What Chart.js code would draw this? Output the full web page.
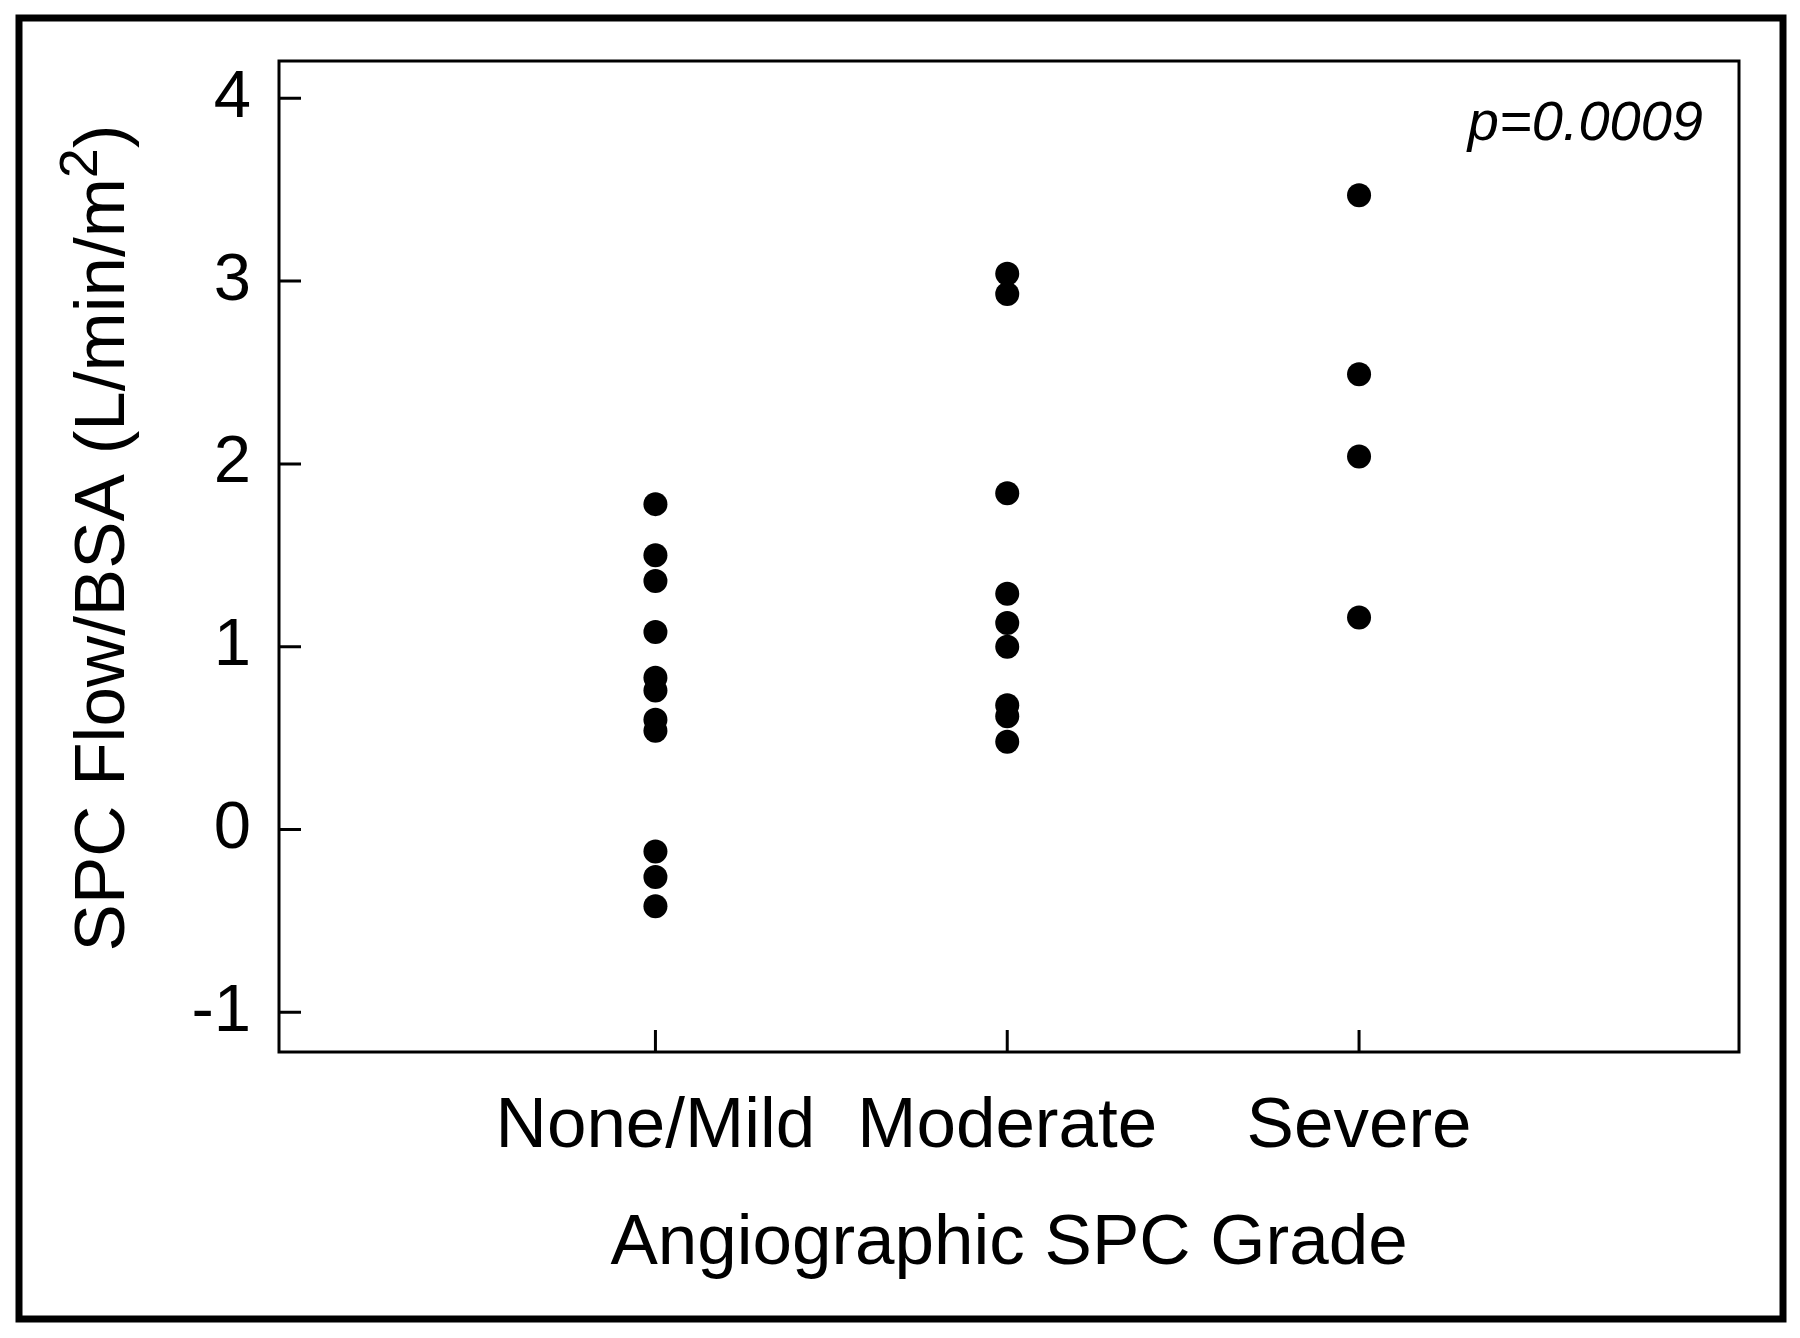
<!DOCTYPE html>
<html>
<head>
<meta charset="utf-8">
<title>SPC Flow/BSA by Angiographic SPC Grade</title>
<script src="https://cdn.jsdelivr.net/npm/chart.js@4.4.1/dist/chart.umd.min.js"></script>
<style>
  html, body { margin: 0; padding: 0; background: #fff; }
  canvas { display: block; }
</style>
</head>
<body>
<canvas id="myChart" width="1800" height="1338"></canvas>
<script>
// Data
const categories = ['None/Mild', 'Moderate', 'Severe'];
const categoryPositions = [1, 2, 3];
const noneMildValues = [1.78, 1.50, 1.36, 1.08, 0.83, 0.76, 0.60, 0.54, -0.12, -0.26, -0.42];
const moderateValues = [3.04, 2.93, 1.84, 1.29, 1.13, 1.00, 0.68, 0.62, 0.48];
const severeValues = [3.47, 2.49, 2.04, 1.16];
const yTickValues = [-1, 0, 1, 2, 3, 4];
const pValueText = 'p=0.0009';
// y title is drawn in three parts so the squared unit can be a raised 2
const yTitleMain = 'SPC Flow/BSA (L/min/m';
const yTitleSup = '2';
const yTitleEnd = ')';

const fontFamily = '"Liberation Sans", Arial, Helvetica, sans-serif';

// Turn each group into scatter points at its category position
function toPoints(values, position) {
  return values.map(v => ({ x: position, y: v }));
}

const allPoints = []
  .concat(toPoints(noneMildValues, categoryPositions[0]))
  .concat(toPoints(moderateValues, categoryPositions[1]))
  .concat(toPoints(severeValues, categoryPositions[2]));

// Frames, inward tick marks, y title and the p-value note
const decorationsPlugin = {
  id: 'decorations',
  beforeDatasetsDraw(chart) {
    const ctx = chart.ctx;
    const area = chart.chartArea;
    const xScale = chart.scales.x;
    const yScale = chart.scales.y;

    ctx.save();
    ctx.strokeStyle = '#000';
    ctx.lineWidth = 3;
    ctx.strokeRect(area.left, area.top, area.right - area.left, area.bottom - area.top);

    // tick marks pointing into the plot
    ctx.beginPath();
    yScale.ticks.forEach(t => {
      const py = yScale.getPixelForValue(t.value);
      ctx.moveTo(area.left, py);
      ctx.lineTo(area.left + 22, py);
    });
    xScale.ticks.forEach(t => {
      const px = xScale.getPixelForValue(t.value);
      ctx.moveTo(px, area.bottom);
      ctx.lineTo(px, area.bottom - 22);
    });
    ctx.stroke();

    // outer frame round the whole figure
    ctx.lineWidth = 7;
    ctx.strokeRect(19, 18, 1764, 1301);

    // p-value
    ctx.fillStyle = '#000';
    ctx.font = 'italic 56px ' + fontFamily;
    ctx.textAlign = 'right';
    ctx.textBaseline = 'alphabetic';
    ctx.fillText(pValueText, area.right - 36, 140);

    // y axis title, rotated
    const mainFont = '71px ' + fontFamily;
    const supFont = '54px ' + fontFamily;
    ctx.font = mainFont;
    const wMain = ctx.measureText(yTitleMain).width;
    const wEnd = ctx.measureText(yTitleEnd).width;
    ctx.font = supFont;
    const wSup = ctx.measureText(yTitleSup).width;
    const total = wMain + wSup + wEnd;
    ctx.translate(124, 538);
    ctx.rotate(-Math.PI / 2);
    ctx.textAlign = 'left';
    let x0 = -total / 2;
    ctx.font = mainFont;
    ctx.fillText(yTitleMain, x0, 0);
    x0 += wMain;
    ctx.font = supFont;
    ctx.fillText(yTitleSup, x0, -27);
    x0 += wSup;
    ctx.font = mainFont;
    ctx.fillText(yTitleEnd, x0, 0);
    ctx.restore();
  }
};

const canvas = document.getElementById('myChart');

const chartData = {
  datasets: [
    {
      label: 'SPC Flow/BSA',
      data: allPoints,
      backgroundColor: '#000',
      borderColor: '#000',
      pointRadius: 12,
      pointHoverRadius: 12,
      borderWidth: 0
    }
  ]
};

const chartOptions = {
  responsive: false,
  animation: false,
  devicePixelRatio: 1,
  layout: {
    padding: { top: 61, right: 61, left: 0, bottom: 0 }
  },
  plugins: {
    legend: { display: false },
    tooltip: { enabled: false }
  },
  scales: {
    x: {
      type: 'linear',
      min: -0.07,
      max: 4.08,
      afterBuildTicks: scale => {
        scale.ticks = categoryPositions.map(v => ({ value: v }));
      },
      afterFit: scale => {
        scale.height = 286;
      },
      grid: { display: false, drawTicks: false },
      border: { display: false },
      ticks: {
        autoSkip: false,
        maxRotation: 0,
        padding: 33,
        color: '#000',
        font: { family: fontFamily, size: 71 },
        callback: value => categories[categoryPositions.indexOf(value)] || ''
      },
      title: {
        display: true,
        text: 'Angiographic SPC Grade',
        color: '#000',
        font: { family: fontFamily, size: 71 },
        padding: { top: 0, bottom: 51 }
      }
    },
    y: {
      type: 'linear',
      min: -1.217,
      max: 4.204,
      afterBuildTicks: scale => {
        scale.ticks = yTickValues.map(v => ({ value: v }));
      },
      afterFit: scale => {
        // fixed axis width; no extra room asked for the end labels
        scale.width = 279;
        scale.paddingTop = 0;
        scale.paddingBottom = 0;
      },
      grid: { display: false, drawTicks: false },
      border: { display: false },
      ticks: {
        padding: 28,
        color: '#000',
        font: { family: fontFamily, size: 67 }
      },
      title: { display: false }
    }
  }
};

const scatterChart = new Chart(canvas, {
  type: 'scatter',
  data: chartData,
  options: chartOptions,
  plugins: [decorationsPlugin]
});
</script>
</body>
</html>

__________________________________________________

Output exactly the span of lines from the top of the listing through the line holding "Arial, Helvetica, sans-serif';", and leave every picture out.

What Chart.js code would draw this? Output the full web page.
<!DOCTYPE html>
<html>
<head>
<meta charset="utf-8">
<title>SPC Flow/BSA by Angiographic SPC Grade</title>
<script src="https://cdn.jsdelivr.net/npm/chart.js@4.4.1/dist/chart.umd.min.js"></script>
<style>
  html, body { margin: 0; padding: 0; background: #fff; }
  canvas { display: block; }
</style>
</head>
<body>
<canvas id="myChart" width="1800" height="1338"></canvas>
<script>
// Data
const categories = ['None/Mild', 'Moderate', 'Severe'];
const categoryPositions = [1, 2, 3];
const noneMildValues = [1.78, 1.50, 1.36, 1.08, 0.83, 0.76, 0.60, 0.54, -0.12, -0.26, -0.42];
const moderateValues = [3.04, 2.93, 1.84, 1.29, 1.13, 1.00, 0.68, 0.62, 0.48];
const severeValues = [3.47, 2.49, 2.04, 1.16];
const yTickValues = [-1, 0, 1, 2, 3, 4];
const pValueText = 'p=0.0009';
// y title is drawn in three parts so the squared unit can be a raised 2
const yTitleMain = 'SPC Flow/BSA (L/min/m';
const yTitleSup = '2';
const yTitleEnd = ')';

const fontFamily = '"Liberation Sans", Arial, Helvetica, sans-serif';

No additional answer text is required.